**Your objective:**
Write out the material again word for word, dropping any images it holds.

******************************

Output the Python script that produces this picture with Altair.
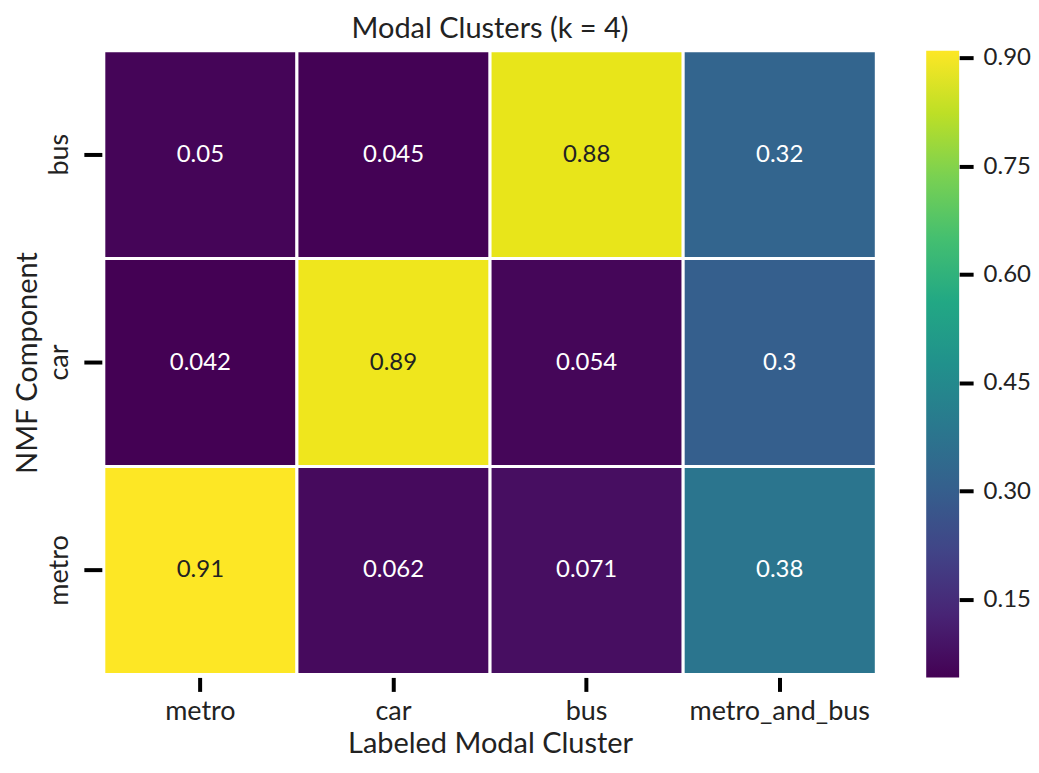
import altair as alt
import pandas as pd

columns = ["metro", "car", "bus", "metro_and_bus"]
rows = ["bus", "car", "metro"]
values_bus = [0.05, 0.045, 0.88, 0.32]
values_car = [0.042, 0.89, 0.054, 0.3]
values_metro = [0.91, 0.062, 0.071, 0.38]
colorbar_ticks = [0.15, 0.30, 0.45, 0.60, 0.75, 0.90]

FONT = "Lato"

records = []
for r, vals in zip(rows, [values_bus, values_car, values_metro]):
    for c, v in zip(columns, vals):
        records.append({"component": r, "cluster": c, "value": v, "label": f"{v:g}"})
df = pd.DataFrame(records)

vmin = float(df["value"].min())
vmax = float(df["value"].max())
color_scale = alt.Scale(scheme="viridis", domain=[vmin, vmax])

base = alt.Chart(df).encode(
    x=alt.X("cluster:N", sort=columns, title="Labeled Modal Cluster",
            axis=alt.Axis(labelAngle=0, domain=False, tickSize=14, tickWidth=4,
                          tickColor="black", offset=3, labelPadding=7, labelLimit=0,
                          labelFontSize=27, titleFontSize=29, titlePadding=5,
                          labelFont=FONT, titleFont=FONT, labelColor="#222",
                          titleColor="#222", titleFontWeight="normal")),
    y=alt.Y("component:N", sort=rows, title="NMF Component",
            axis=alt.Axis(labelAngle=-90, domain=False, tickSize=18, tickWidth=4,
                          tickColor="black", offset=2, labelPadding=10, labelLimit=0,
                          labelFontSize=27, titleFontSize=29, titlePadding=3,
                          labelFont=FONT, titleFont=FONT, labelColor="#222",
                          titleColor="#222", titleFontWeight="normal")),
)

rects = base.mark_rect(stroke="white", strokeWidth=3).encode(
    color=alt.Color("value:Q", scale=color_scale, legend=None)
)
texts = base.mark_text(fontSize=24, font=FONT).encode(
    text="label:N",
    color=alt.condition(alt.datum.value > 0.6, alt.value("#222222"), alt.value("white")),
)
heat = (rects + texts).properties(
    width=774, height=625,
    title=alt.TitleParams("Modal Clusters (k = 4)", fontSize=29, font=FONT,
                          fontWeight="normal", color="#222", offset=5, anchor="middle"),
)

cb_df = pd.DataFrame({"lo": [vmin], "hi": [vmax]})
viridis_stops = ["#440154", "#482475", "#414487", "#355f8d", "#2a788e", "#21918c",
                 "#22a884", "#44bf70", "#7ad151", "#bddf26", "#fde725"]
gradient = alt.Gradient(
    gradient="linear", x1=0, y1=1, x2=0, y2=0,
    stops=[alt.GradientStop(color=c, offset=i / (len(viridis_stops) - 1))
           for i, c in enumerate(viridis_stops)],
)
colorbar = alt.Chart(cb_df).mark_rect(color=gradient).encode(
    x=alt.value(0), x2=alt.value(33),
    y=alt.Y("lo:Q", scale=alt.Scale(domain=[vmin, vmax], nice=False, zero=False),
            axis=alt.Axis(orient="right", values=colorbar_ticks, format=".2f",
                          domain=False, grid=False, tickSize=14, tickWidth=4,
                          tickColor="black", labelPadding=10, labelFontSize=24,
                          labelFont=FONT, labelColor="#222", title=None)),
    y2="hi:Q",
).properties(width=33, height=628)

chart = alt.hconcat(heat, colorbar, spacing=48).configure_view(stroke=None).properties(
    padding={"left": 5, "top": 6, "right": 0, "bottom": 0}
)

chart.save("out.html", embed_options={"renderer": "svg", "actions": False})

******************************

**Output for this exercise:**
Output the Python script that produces this picture with Altair.
import altair as alt
import pandas as pd

columns = ["metro", "car", "bus", "metro_and_bus"]
rows = ["bus", "car", "metro"]
values_bus = [0.05, 0.045, 0.88, 0.32]
values_car = [0.042, 0.89, 0.054, 0.3]
values_metro = [0.91, 0.062, 0.071, 0.38]
colorbar_ticks = [0.15, 0.30, 0.45, 0.60, 0.75, 0.90]

FONT = "Lato"

records = []
for r, vals in zip(rows, [values_bus, values_car, values_metro]):
    for c, v in zip(columns, vals):
        records.append({"component": r, "cluster": c, "value": v, "label": f"{v:g}"})
df = pd.DataFrame(records)

vmin = float(df["value"].min())
vmax = float(df["value"].max())
color_scale = alt.Scale(scheme="viridis", domain=[vmin, vmax])

base = alt.Chart(df).encode(
    x=alt.X("cluster:N", sort=columns, title="Labeled Modal Cluster",
            axis=alt.Axis(labelAngle=0, domain=False, tickSize=14, tickWidth=4,
                          tickColor="black", offset=3, labelPadding=7, labelLimit=0,
                          labelFontSize=27, titleFontSize=29, titlePadding=5,
                          labelFont=FONT, titleFont=FONT, labelColor="#222",
                          titleColor="#222", titleFontWeight="normal")),
    y=alt.Y("component:N", sort=rows, title="NMF Component",
            axis=alt.Axis(labelAngle=-90, domain=False, tickSize=18, tickWidth=4,
                          tickColor="black", offset=2, labelPadding=10, labelLimit=0,
                          labelFontSize=27, titleFontSize=29, titlePadding=3,
                          labelFont=FONT, titleFont=FONT, labelColor="#222",
                          titleColor="#222", titleFontWeight="normal")),
)

rects = base.mark_rect(stroke="white", strokeWidth=3).encode(
    color=alt.Color("value:Q", scale=color_scale, legend=None)
)
texts = base.mark_text(fontSize=24, font=FONT).encode(
    text="label:N",
    color=alt.condition(alt.datum.value > 0.6, alt.value("#222222"), alt.value("white")),
)
heat = (rects + texts).properties(
    width=774, height=625,
    title=alt.TitleParams("Modal Clusters (k = 4)", fontSize=29, font=FONT,
                          fontWeight="normal", color="#222", offset=5, anchor="middle"),
)

cb_df = pd.DataFrame({"lo": [vmin], "hi": [vmax]})
viridis_stops = ["#440154", "#482475", "#414487", "#355f8d", "#2a788e", "#21918c",
                 "#22a884", "#44bf70", "#7ad151", "#bddf26", "#fde725"]
gradient = alt.Gradient(
    gradient="linear", x1=0, y1=1, x2=0, y2=0,
    stops=[alt.GradientStop(color=c, offset=i / (len(viridis_stops) - 1))
           for i, c in enumerate(viridis_stops)],
)
colorbar = alt.Chart(cb_df).mark_rect(color=gradient).encode(
    x=alt.value(0), x2=alt.value(33),
    y=alt.Y("lo:Q", scale=alt.Scale(domain=[vmin, vmax], nice=False, zero=False),
            axis=alt.Axis(orient="right", values=colorbar_ticks, format=".2f",
                          domain=False, grid=False, tickSize=14, tickWidth=4,
                          tickColor="black", labelPadding=10, labelFontSize=24,
                          labelFont=FONT, labelColor="#222", title=None)),
    y2="hi:Q",
).properties(width=33, height=628)

chart = alt.hconcat(heat, colorbar, spacing=48).configure_view(stroke=None).properties(
    padding={"left": 5, "top": 6, "right": 0, "bottom": 0}
)

chart.save("out.html", embed_options={"renderer": "svg", "actions": False})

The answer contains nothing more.